Sales of the Moto G, a budget smartphone from Google subsidiary Motorola, helped the company’s UK market share jump from 0 per cent to 6 per cent in the three months to the end of February, says analysts Kantar WorldPanel.

The handset, which retails for £135 off-contract, comes with 8GB of memory, a 4.5-inch screen, a 1.2GHz quad-core processor and a 5-megapixel camera. It received positive reviews across the board and was widely hailed as a successful attempt by Google to create a capable and functional smartphone that didn’t cost the earth.

The new report from Kantar says that the Moto G has found its market amongst lower income groups, with half of owners aged between 16 and 24, 83 per cent of them male and 40 per cent earning under £20,000.

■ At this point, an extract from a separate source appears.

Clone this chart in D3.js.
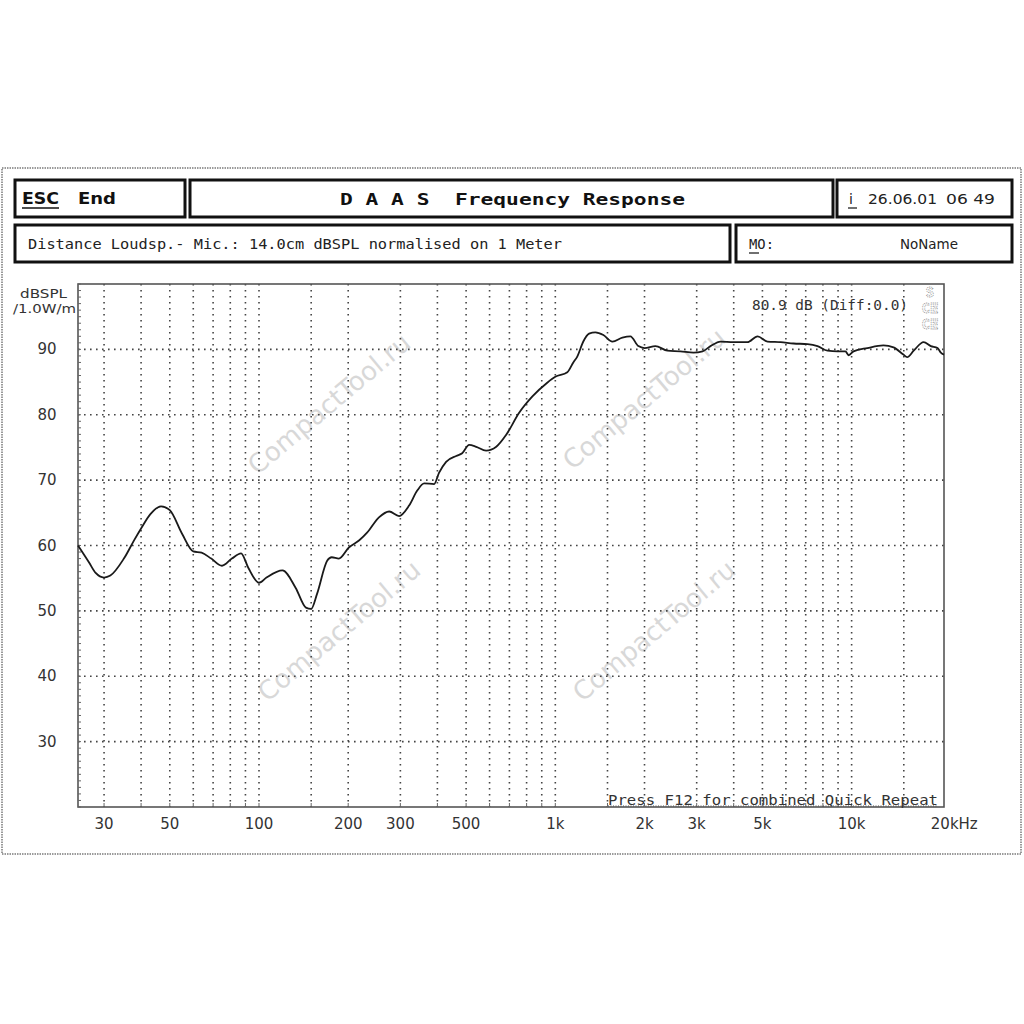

However, this news is counteracted by the fact that smartphone penetration in the UK stands at 70 per cent, with 86 per cent of devices sold in the past three months being smartphones – a figure that has barely changed in the last six months. This means that the Moto G will have to work hard to steal sales from other manufacturers.

The future of this potentially disruptive device is also in question with Motorola’s handset division being sold to Chinese manufacturer Lenovo in the new few months. Google reported a loss on the Motorola subsidiary of up to a billion dollars a quarter, and it’s not certain whether or not Lenovo will be content to subsidize this pricing just in order to grab a foothold in the UK market.